* start INFORMATION PROVIDED *
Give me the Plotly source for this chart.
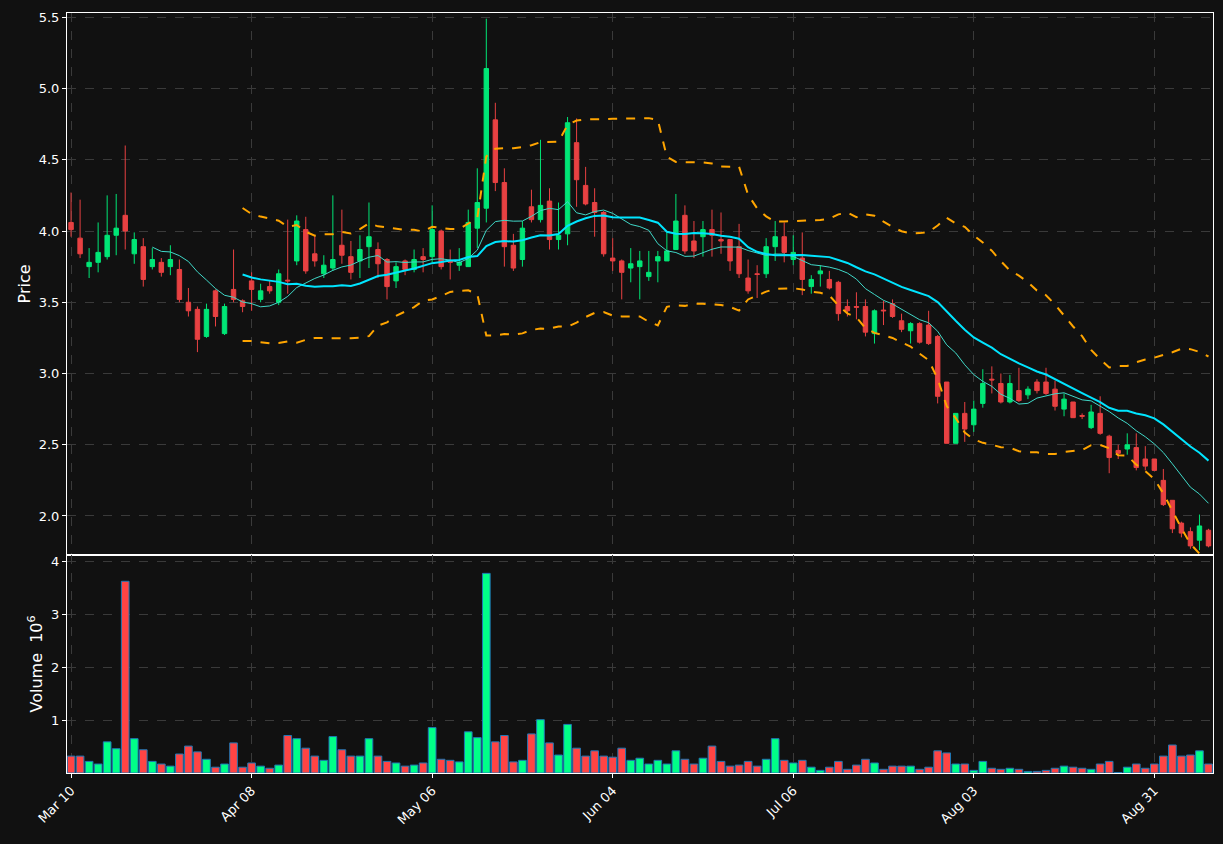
import pandas as pd
import plotly.graph_objects as go
from plotly.subplots import make_subplots

# OHLC, one entry per trading day
opens = [4.06, 3.95, 3.75, 3.78, 3.82, 3.97, 4.11, 3.84, 3.89, 3.75, 3.78, 3.75, 3.73, 3.50, 3.45, 3.26,
         3.58, 3.28, 3.59, 3.51, 3.65, 3.52, 3.61, 3.50, 3.655, 3.79, 4.01, 3.84, 3.70, 3.74, 3.90, 3.82,
         3.79, 3.89, 3.87, 3.80, 3.65, 3.79, 3.73, 3.82, 3.82, 4.00, 3.79, 3.76, 3.75, 4.02, 4.16, 4.78,
         4.34, 3.90, 3.80, 4.17, 4.08, 4.21, 3.94, 3.98, 4.62, 4.32, 4.20, 4.13, 3.81, 3.79, 3.74, 3.75,
         3.68, 3.79, 3.79, 3.87, 4.11, 3.93, 3.96, 4.01, 3.94, 3.94, 3.89, 3.67, 3.70, 3.70, 3.89, 3.96,
         3.80, 3.81, 3.61, 3.70, 3.66, 3.64, 3.47, 3.47, 3.47, 3.28, 3.445, 3.49, 3.37, 3.30, 3.35, 3.34,
         3.26, 2.94, 2.51, 2.72, 2.64, 2.79, 2.96, 2.93, 2.80, 2.88, 2.85, 2.94, 2.94, 2.89, 2.75, 2.80,
         2.705, 2.62, 2.72, 2.56, 2.46, 2.47, 2.48, 2.40, 2.40, 2.25, 2.11, 1.95, 1.89, 1.83, 1.90]
highs = [4.27, 4.22, 3.88, 4.06, 4.25, 4.26, 4.60, 3.99, 3.95, 3.88, 3.81, 3.90, 3.80, 3.60, 3.47, 3.49,
         3.59, 3.49, 3.87, 3.52, 3.71, 3.63, 3.65, 3.73, 4.08, 4.11, 4.10, 3.97, 3.83, 4.25, 4.15, 3.93,
         3.97, 4.20, 3.92, 3.81, 3.78, 3.80, 3.87, 3.88, 4.18, 4.01, 3.87, 3.88, 4.15, 4.44, 5.49, 4.90,
         4.44, 3.98, 4.07, 4.29, 4.64, 4.30, 4.20, 4.80, 4.79, 4.45, 4.30, 4.14, 3.95, 3.80, 3.88, 3.86,
         3.86, 3.86, 3.99, 4.26, 4.18, 4.07, 4.07, 4.15, 4.13, 3.94, 4.05, 3.80, 3.76, 3.95, 4.07, 4.06,
         3.97, 3.99, 3.69, 3.76, 3.72, 3.65, 3.52, 3.57, 3.52, 3.45, 3.51, 3.52, 3.42, 3.36, 3.36, 3.44,
         3.27, 2.94, 2.72, 2.80, 2.81, 3.03, 3.05, 3.00, 2.99, 3.04, 2.91, 2.96, 3.04, 2.95, 2.86, 2.80,
         2.72, 2.78, 2.84, 2.57, 2.50, 2.58, 2.58, 2.49, 2.40, 2.33, 2.11, 1.96, 1.92, 2.01, 1.91]
lows = [3.96, 3.81, 3.67, 3.71, 3.80, 3.83, 3.87, 3.77, 3.61, 3.73, 3.68, 3.69, 3.50, 3.40, 3.15, 3.25,
        3.33, 3.27, 3.50, 3.43, 3.44, 3.50, 3.56, 3.48, 3.56, 3.76, 3.70, 3.75, 3.67, 3.72, 3.77, 3.66,
        3.67, 3.74, 3.67, 3.52, 3.60, 3.69, 3.71, 3.71, 3.78, 3.73, 3.66, 3.72, 3.75, 3.88, 4.06, 4.28,
        3.75, 3.72, 3.75, 4.06, 4.06, 3.87, 3.87, 3.90, 4.17, 4.18, 3.96, 3.82, 3.72, 3.52, 3.64, 3.52,
        3.65, 3.64, 3.79, 3.87, 3.84, 3.81, 3.82, 3.82, 3.84, 3.72, 3.67, 3.56, 3.53, 3.67, 3.79, 3.78,
        3.76, 3.55, 3.56, 3.61, 3.59, 3.37, 3.40, 3.38, 3.26, 3.21, 3.34, 3.39, 3.29, 3.21, 3.21, 3.20,
        2.79, 2.51, 2.51, 2.52, 2.59, 2.76, 2.86, 2.79, 2.79, 2.80, 2.82, 2.86, 2.85, 2.74, 2.70, 2.69,
        2.68, 2.61, 2.57, 2.30, 2.40, 2.43, 2.32, 2.32, 2.32, 2.07, 1.88, 1.85, 1.77, 1.76, 1.78]
closes = [4.01, 3.84, 3.78, 3.85, 3.97, 4.02, 4.00, 3.94, 3.66, 3.80, 3.71, 3.80, 3.52, 3.44, 3.24, 3.45,
          3.40, 3.47, 3.52, 3.47, 3.59, 3.58, 3.58, 3.70, 3.65, 4.07, 3.72, 3.79, 3.76, 3.80, 3.83, 3.71,
          3.87, 3.96, 3.77, 3.61, 3.75, 3.73, 3.80, 3.80, 4.01, 3.75, 3.78, 3.78, 4.06, 4.20, 5.14, 4.34,
          3.89, 3.74, 4.02, 4.08, 4.18, 3.94, 3.97, 4.76, 4.36, 4.19, 4.13, 3.84, 3.79, 3.71, 3.77, 3.79,
          3.71, 3.82, 3.86, 4.07, 3.86, 3.86, 4.01, 3.97, 3.93, 3.79, 3.70, 3.58, 3.695, 3.89, 3.96, 3.85,
          3.85, 3.66, 3.66, 3.72, 3.60, 3.42, 3.44, 3.465, 3.29, 3.44, 3.44, 3.40, 3.31, 3.35, 3.22, 3.21,
          2.84, 2.51, 2.72, 2.61, 2.75, 2.93, 2.955, 2.80, 2.93, 2.81, 2.89, 2.88, 2.86, 2.77, 2.82, 2.69,
          2.70, 2.73, 2.58, 2.41, 2.44, 2.50, 2.34, 2.35, 2.32, 2.08, 1.91, 1.88, 1.79, 1.93, 1.79]
# volume in millions
volumes = [0.32, 0.32, 0.22, 0.17, 0.59, 0.46, 3.63, 0.65, 0.44, 0.22, 0.17, 0.13, 0.36, 0.51, 0.40, 0.26,
           0.11, 0.17, 0.57, 0.11, 0.19, 0.13, 0.09, 0.15, 0.71, 0.65, 0.47, 0.32, 0.24, 0.69, 0.44, 0.32,
           0.32, 0.65, 0.32, 0.22, 0.19, 0.13, 0.15, 0.19, 0.86, 0.26, 0.24, 0.21, 0.78, 0.67, 3.78, 0.59,
           0.71, 0.21, 0.24, 0.74, 1.01, 0.57, 0.34, 0.92, 0.47, 0.32, 0.42, 0.32, 0.30, 0.47, 0.24, 0.28,
           0.17, 0.24, 0.17, 0.42, 0.26, 0.17, 0.28, 0.51, 0.22, 0.13, 0.15, 0.22, 0.13, 0.26, 0.65, 0.24,
           0.19, 0.24, 0.11, 0.05, 0.11, 0.22, 0.07, 0.15, 0.26, 0.19, 0.07, 0.13, 0.13, 0.13, 0.07, 0.11,
           0.42, 0.38, 0.17, 0.17, 0.05, 0.22, 0.09, 0.07, 0.09, 0.07, 0.03, 0.03, 0.05, 0.09, 0.13, 0.11,
           0.09, 0.07, 0.17, 0.22, 0.01, 0.11, 0.17, 0.09, 0.17, 0.32, 0.53, 0.32, 0.34, 0.42, 0.17]
tick_labels = ["Mar 10", "Apr 08", "May 06", "Jun 04", "Jul 06", "Aug 03", "Aug 31"]

df = pd.DataFrame({'Open': opens, 'High': highs, 'Low': lows, 'Close': closes, 'Volume': volumes})
x = list(range(len(df)))

# indicators like mplfinance would draw them
df['ma10'] = df['Close'].rolling(10).mean()
df['ma20'] = df['Close'].rolling(20).mean()
std20 = df['Close'].rolling(20).std(ddof=0)
df['bb_up'] = df['ma20'] + 2 * std20
df['bb_lo'] = df['ma20'] - 2 * std20

UP = '#00e676'
DOWN = '#e84142'
vol_colors = ['#00ff88' if c >= o else '#ff4444' for o, c in zip(opens, closes)]

fig = make_subplots(rows=2, cols=1, shared_xaxes=True, vertical_spacing=0,
                    row_heights=[0.713, 0.287])

fig.add_trace(go.Candlestick(x=x, open=df['Open'], high=df['High'], low=df['Low'], close=df['Close'],
                             increasing=dict(line=dict(color=UP, width=1), fillcolor=UP),
                             decreasing=dict(line=dict(color=DOWN, width=1), fillcolor=DOWN),
                             whiskerwidth=0, showlegend=False), row=1, col=1)
fig.add_trace(go.Scatter(x=x, y=df['ma10'], mode='lines', line=dict(color='#40d8c8', width=1),
                         showlegend=False, hoverinfo='skip'), row=1, col=1)
fig.add_trace(go.Scatter(x=x, y=df['ma20'], mode='lines', line=dict(color='#00e5ff', width=2),
                         showlegend=False, hoverinfo='skip'), row=1, col=1)
for col in ['bb_up', 'bb_lo']:
    fig.add_trace(go.Scatter(x=x, y=df[col], mode='lines', line=dict(color='#ffa500', width=2, dash='dash'),
                             showlegend=False, hoverinfo='skip'), row=1, col=1)

fig.add_trace(go.Bar(x=x, y=df['Volume'], marker=dict(color=vol_colors, line=dict(color='#1f77b4', width=1)),
                     width=0.85, showlegend=False), row=2, col=1)

axis_style = dict(showgrid=True, gridcolor='#3a3a3a', griddash='dash', gridwidth=1,
                  showline=True, linecolor='white', linewidth=1, mirror=True,
                  ticks='outside', ticklen=4, tickcolor='white', tickfont=dict(color='white', size=13),
                  zeroline=False)

fig.update_layout(
    width=1223, height=844,
    paper_bgcolor='#111111', plot_bgcolor='#111111',
    font=dict(family='DejaVu Sans', color='white', size=13),
    margin=dict(l=67, r=10, t=13, b=71),
    bargap=0.1,
    xaxis_rangeslider_visible=False,
)
fig.update_xaxes(**axis_style)
fig.update_yaxes(**axis_style)
fig.update_xaxes(range=[-0.45, 126.5], tickvals=list(range(0, 121, 20)), ticktext=tick_labels,
                 tickangle=-45, row=2, col=1)
fig.update_xaxes(range=[-0.45, 126.5], showticklabels=False, row=1, col=1)
fig.update_yaxes(range=[1.727, 5.53], tickvals=[2.0, 2.5, 3.0, 3.5, 4.0, 4.5, 5.0, 5.5],
                 tickformat='.1f', title_text='Price', title_standoff=4, row=1, col=1)
fig.update_yaxes(range=[0, 4.13], tickvals=[1, 2, 3, 4], title_text='Volume  10<sup>6</sup>',
                 title_standoff=4, row=2, col=1)

fig.write_html("out.html", config={'displayModeBar': False},
               post_script="document.body.style.margin='0';document.body.style.background='#111111';")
* end INFORMATION PROVIDED *
WORK TO BE COMPLETED
Please extract exactly the lines of the data, from the first through the line containing "from plotly.subplots import make_subplots", and add no pictures to the copy.

WRITTEN RESPONSE
Give me the Plotly source for this chart.
import pandas as pd
import plotly.graph_objects as go
from plotly.subplots import make_subplots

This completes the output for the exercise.